There was the appearance of a meteor or shooting star, but personal pronouns and personal acts are ascribed to this "star." Only an intelligent being could be given a key to a material place and a command to obey, as here. Even Satan's angels are referred to as stars (Rev. 12:3-9). There is no indication, however, that this is a fallen angel. He will descend from heaven to open the abyss, liberating the creatures who will fulfill the vision in chapter 9. He must be a holy and trusted angel to have the key to the pit. But he moves with such speed that he has the appearance of a star falling from heaven.
Ability to Fly:
We aren't told how this angel moves so quickly, but flying seems most reasonable. And we do know from Revelation that angels fly. Verse 13 of chapter 8 records "an angel flying through the midst of heaven," and we see the same thing in Rev. 14:6.
No Need to Rest:
Awesome feats of strength and incredible flying speed aren't the only facets of the angels' supernatural power. Even the strongest of natural creatures need sleep and rest, but apparently angels do not. In his vision of the scene surrounding the throne of God, John describes the worship of four special angels, saying that "they rest not day and night, saying, Holy, holy, holy, Lord God Almighty, which was, and is, and is to come" (Rev. 4:8).
When the angel of the Lord came to the shepherds to announce the birth of Christ, the Bible says "the glory of the Lord shone round about them" (Lk. 2:9).
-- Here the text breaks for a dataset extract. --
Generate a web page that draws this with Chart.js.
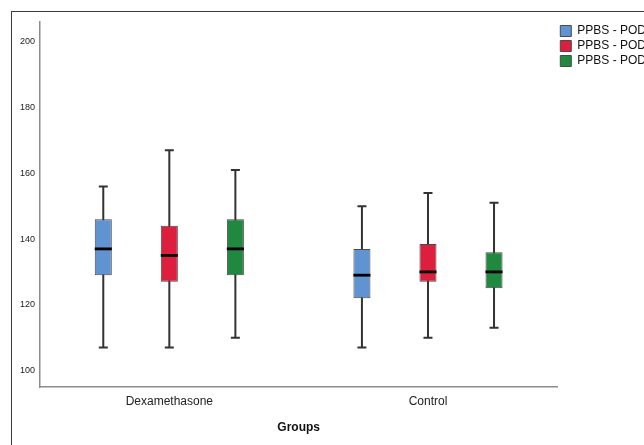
<!DOCTYPE html>
<html>
<head>
<meta charset="utf-8">
<script src="https://cdn.jsdelivr.net/npm/chart.js@4.4.0/dist/chart.umd.min.js"></script>
<style>
  html, body { margin: 0; padding: 0; background: #fff; overflow: hidden; }
  #frame { position: absolute; left: 11px; top: 11px; width: 720px; height: 500px; border: 1px solid #3a3a3a; }
  #wrap { position: absolute; left: 0; top: 0; width: 700px; height: 445px; }
</style>
</head>
<body>
<div id="frame"></div>
<div id="wrap"><canvas id="chart"></canvas></div>
<script>
/* Box plot PPBS por grupo - caixas como barras flutuantes, bigodes e mediana via plugin */

const categories = ['Dexamethasone', 'Control'];
const seriesNames = ['PPBS - POD 1', 'PPBS - POD 2', 'PPBS - POD 3'];
const seriesColors = ['#5f93d1', '#dd1f3d', '#21893f'];

// POD 1
const pod1Min = [107, 107];
const pod1Q1 = [129, 122];
const pod1Median = [137, 129];
const pod1Q3 = [146, 137];
const pod1Max = [156, 150];

// POD 2
const pod2Min = [107, 110];
const pod2Q1 = [127, 127];
const pod2Median = [135, 130];
const pod2Q3 = [144, 138.5];
const pod2Max = [167, 154];

// POD 3
const pod3Min = [110, 113];
const pod3Q1 = [129, 125];
const pod3Median = [137, 130];
const pod3Q3 = [146, 136];
const pod3Max = [161, 151];

const yTicks = [100, 120, 140, 160, 180, 200];

const FONT = "'Liberation Sans', Arial, sans-serif";

function montaSerie(i, q1, q3, min, median, max) {
    return {
        label: seriesNames[i],
        data: q1.map((v, k) => [v, q3[k]]),
        backgroundColor: seriesColors[i],
        borderColor: '#4a4a4a',
        borderWidth: 1,
        borderSkipped: false,
        categoryPercentage: 0.766,
        barPercentage: 0.258,
        stats: { min: min, median: median, max: max }
    };
}

// Desenha bigodes (atrás das caixas) e mediana (na frente)
const boxLines = {
    id: 'boxLines',
    beforeDatasetsDraw(chart) {
        const ctx = chart.ctx;
        const y = chart.scales.y;
        chart.data.datasets.forEach((ds, di) => {
            chart.getDatasetMeta(di).data.forEach((bar, i) => {
                const yMin = y.getPixelForValue(ds.stats.min[i]);
                const yMax = y.getPixelForValue(ds.stats.max[i]);
                ctx.save();
                ctx.strokeStyle = '#333';
                ctx.lineWidth = 2;
                ctx.beginPath();
                ctx.moveTo(bar.x, yMax);
                ctx.lineTo(bar.x, yMin);
                ctx.moveTo(bar.x - 4.5, yMax);
                ctx.lineTo(bar.x + 4.5, yMax);
                ctx.moveTo(bar.x - 4.5, yMin);
                ctx.lineTo(bar.x + 4.5, yMin);
                ctx.stroke();
                ctx.restore();
            });
        });
    },
    afterDatasetsDraw(chart) {
        const ctx = chart.ctx;
        const y = chart.scales.y;
        chart.data.datasets.forEach((ds, di) => {
            chart.getDatasetMeta(di).data.forEach((bar, i) => {
                const yMed = y.getPixelForValue(ds.stats.median[i]);
                ctx.save();
                ctx.strokeStyle = '#000';
                ctx.lineWidth = 2.8;
                ctx.beginPath();
                ctx.moveTo(bar.x - bar.width / 2, yMed);
                ctx.lineTo(bar.x + bar.width / 2, yMed);
                ctx.stroke();
                ctx.restore();
            });
        });
    }
};

new Chart(document.getElementById('chart'), {
    type: 'bar',
    data: {
        labels: categories,
        datasets: [
            montaSerie(0, pod1Q1, pod1Q3, pod1Min, pod1Median, pod1Max),
            montaSerie(1, pod2Q1, pod2Q3, pod2Min, pod2Median, pod2Max),
            montaSerie(2, pod3Q1, pod3Q3, pod3Min, pod3Median, pod3Max)
        ]
    },
    options: {
        responsive: true,
        maintainAspectRatio: false,
        animation: false,
        layout: { padding: { left: 11, top: 22, right: 34, bottom: 0 } },
        plugins: {
            legend: {
                position: 'right',
                align: 'start',
                labels: {
                    boxWidth: 11,
                    boxHeight: 11,
                    padding: 3,
                    color: '#111',
                    font: { family: FONT, size: 12 }
                }
            },
            tooltip: { enabled: false }
        },
        scales: {
            x: {
                grid: { display: false, drawTicks: false },
                border: { color: '#8c8c8c', width: 1.5 },
                ticks: { color: '#222', padding: 7, font: { family: FONT, size: 12 } },
                title: {
                    display: true,
                    text: 'Groups',
                    color: '#111',
                    font: { family: FONT, size: 12, weight: 'bold' },
                    padding: { top: 0, bottom: 10 }
                },
                afterFit(scale) { scale.height = 58; }
            },
            y: {
                min: 95,
                max: 206,
                grid: { display: false, drawTicks: false },
                border: { color: '#8c8c8c', width: 1.5 },
                afterBuildTicks(scale) { scale.ticks = yTicks.map(v => ({ value: v })); },
                ticks: { color: '#222', padding: 5, font: { family: FONT, size: 9 } },
                afterFit(scale) { scale.width = 29; }
            }
        }
    },
    plugins: [boxLines]
});
</script>
</body>
</html>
Glory is significantly associated with the presence of God. It is described in Exodus:
the glory of the LORD abode upon mount Sinai, and the cloud covered it six days: and the seventh day he called unto Moses out of the midst of the cloud. And the sight of the glory of the LORD was like devouring fire on the top of the mount in the eyes of the children of Israel. And Moses went into the midst of the cloud, and gat him up into the mount: and Moses was in the mount forty days and forty nights. (Ex. 24:16-18)
As a result of being in the presence of God, Moses' face shone so brightly that he had to be veiled when talking with the children of Israel (Ex. 34:29-35). In Paul's words, "the children of Israel could not stedfastly behold the face of Moses for the glory of his countenance" (2 Cor. 3:7).
Jesus was more fully revealed in glory on the Mount of Transfiguration. Matthew says the face of Jesus shone like the sun (Mt. 17:2). Indeed, not only His face, but even His clothing "was white as the light," or as Mark puts it, "his raiment became shining, exceeding white as snow; so as no fuller on earth can white them" (Mk. 9:3).
Angels also have a glory of their own. Jesus said, "For whosoever shall be ashamed of me and of my words, of him shall the Son of man be ashamed, when he shall come in his own glory, and in his Father's, and of the holy angels" (Lk. 9:26). And on the morning of the resurrection, Matthew says "there was a great earthquake: for the angel of the Lord descended from heaven, and came and rolled back the stone from the door, and sat upon it. His countenance was like lightning, and his raiment white as snow: And for fear of him the keepers did shake, and became as dead men" (Mt. 28:2-4). In Revelation 18:1 John tells of seeing an "angel come down from heaven, having great power; and the earth was lightened with his glory." Consider also Ezekiel's vision:
And I looked, and, behold, a whirlwind came out of the north, a great cloud, and a fire infolding itself, and a brightness was about it, and out of the midst thereof as the colour of amber, out of the midst of the fire. Also out of the midst thereof came the likeness of four living creatures . . . . As for the likeness of the living creatures, their appearance was like burning coals of fire, and like the appearance of lamps: it went up and down among the living creatures; and the fire was bright, and out of the fire went forth lightning. And the living creatures ran and returned as the appearance of a flash of lightning. (Ezek. 1:4-5, 13-14)
No wonder Psalm 104:4 declares that God's angelic ministers are "a flaming fire!"
Thus, while we see that angels are similar to men in many respects, they are nevertheless supernatural beings whose majestic appearance occasionally required the encouragement, "Fear not" (Mt. 28:5).